Written problem — Omit any picture, and return the remaining data exactly as written.

Information shown —

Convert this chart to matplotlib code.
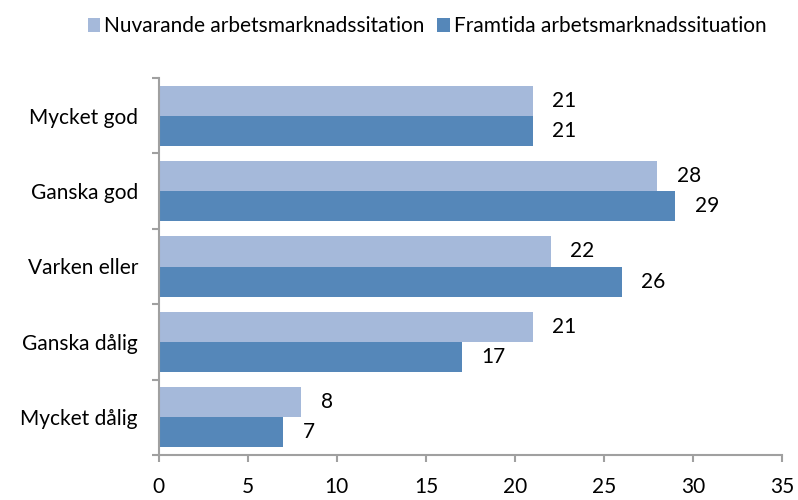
import numpy as np
import matplotlib.pyplot as plt

plt.rcParams['font.family'] = ['Lato', 'DejaVu Sans']

categories = ["Mycket god", "Ganska god", "Varken eller", "Ganska dålig", "Mycket dålig"]
nuvarande = [21, 28, 22, 21, 8]
framtida = [21, 29, 26, 17, 7]
series_names = ["Nuvarande arbetsmarknadssitation", "Framtida arbetsmarknadssituation"]

light = "#A5B9DA"
dark = "#5587B9"
fs = 15

fig = plt.figure(figsize=(7.98, 5.0), dpi=100)
ax = fig.add_axes([0.199, 0.09, 0.781, 0.754])

y = np.arange(len(categories))
h = 0.4
b1 = ax.barh(y - h / 2, nuvarande, height=h, color=light, label=series_names[0])
b2 = ax.barh(y + h / 2, framtida, height=h, color=dark, label=series_names[1])

for bars, vals in ((b1, nuvarande), (b2, framtida)):
    for bar, v in zip(bars, vals):
        ax.annotate(str(v), (v, bar.get_y() + bar.get_height() / 2),
                    xytext=(14, 0), textcoords="offset points",
                    va="center", ha="left", fontsize=fs)

ax.set_xlim(0, 35)
ax.set_xticks(range(0, 36, 5))
ax.set_ylim(len(categories) - 0.5, -0.5)

# ticks between categories, labels at group centres
ax.set_yticks(np.arange(-0.5, len(categories)), labels=[])
ax.set_yticks(y, labels=categories, minor=True)
ax.tick_params(axis="y", which="minor", length=0, pad=15, labelsize=fs)
ax.tick_params(axis="y", which="major", length=5, color="#A0A0A0", width=1.5)
ax.tick_params(axis="x", length=5, color="#A0A0A0", width=1.5, pad=11, labelsize=fs)

for s in ("top", "right"):
    ax.spines[s].set_visible(False)
for s in ("left", "bottom"):
    ax.spines[s].set_color("#A0A0A0")
    ax.spines[s].set_linewidth(1.5)

fig.legend(handles=[b1, b2], loc="upper center", bbox_to_anchor=(0.535, 1.005),
           ncol=2, frameon=False, fontsize=fs, handlelength=0.6, handleheight=0.6,
           handletextpad=0.2, columnspacing=0.6)

fig.savefig("out.png", dpi=100)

Full solution —
Convert this chart to matplotlib code.
import numpy as np
import matplotlib.pyplot as plt

plt.rcParams['font.family'] = ['Lato', 'DejaVu Sans']

categories = ["Mycket god", "Ganska god", "Varken eller", "Ganska dålig", "Mycket dålig"]
nuvarande = [21, 28, 22, 21, 8]
framtida = [21, 29, 26, 17, 7]
series_names = ["Nuvarande arbetsmarknadssitation", "Framtida arbetsmarknadssituation"]

light = "#A5B9DA"
dark = "#5587B9"
fs = 15

fig = plt.figure(figsize=(7.98, 5.0), dpi=100)
ax = fig.add_axes([0.199, 0.09, 0.781, 0.754])

y = np.arange(len(categories))
h = 0.4
b1 = ax.barh(y - h / 2, nuvarande, height=h, color=light, label=series_names[0])
b2 = ax.barh(y + h / 2, framtida, height=h, color=dark, label=series_names[1])

for bars, vals in ((b1, nuvarande), (b2, framtida)):
    for bar, v in zip(bars, vals):
        ax.annotate(str(v), (v, bar.get_y() + bar.get_height() / 2),
                    xytext=(14, 0), textcoords="offset points",
                    va="center", ha="left", fontsize=fs)

ax.set_xlim(0, 35)
ax.set_xticks(range(0, 36, 5))
ax.set_ylim(len(categories) - 0.5, -0.5)

# ticks between categories, labels at group centres
ax.set_yticks(np.arange(-0.5, len(categories)), labels=[])
ax.set_yticks(y, labels=categories, minor=True)
ax.tick_params(axis="y", which="minor", length=0, pad=15, labelsize=fs)
ax.tick_params(axis="y", which="major", length=5, color="#A0A0A0", width=1.5)
ax.tick_params(axis="x", length=5, color="#A0A0A0", width=1.5, pad=11, labelsize=fs)

for s in ("top", "right"):
    ax.spines[s].set_visible(False)
for s in ("left", "bottom"):
    ax.spines[s].set_color("#A0A0A0")
    ax.spines[s].set_linewidth(1.5)

fig.legend(handles=[b1, b2], loc="upper center", bbox_to_anchor=(0.535, 1.005),
           ncol=2, frameon=False, fontsize=fs, handlelength=0.6, handleheight=0.6,
           handletextpad=0.2, columnspacing=0.6)

fig.savefig("out.png", dpi=100)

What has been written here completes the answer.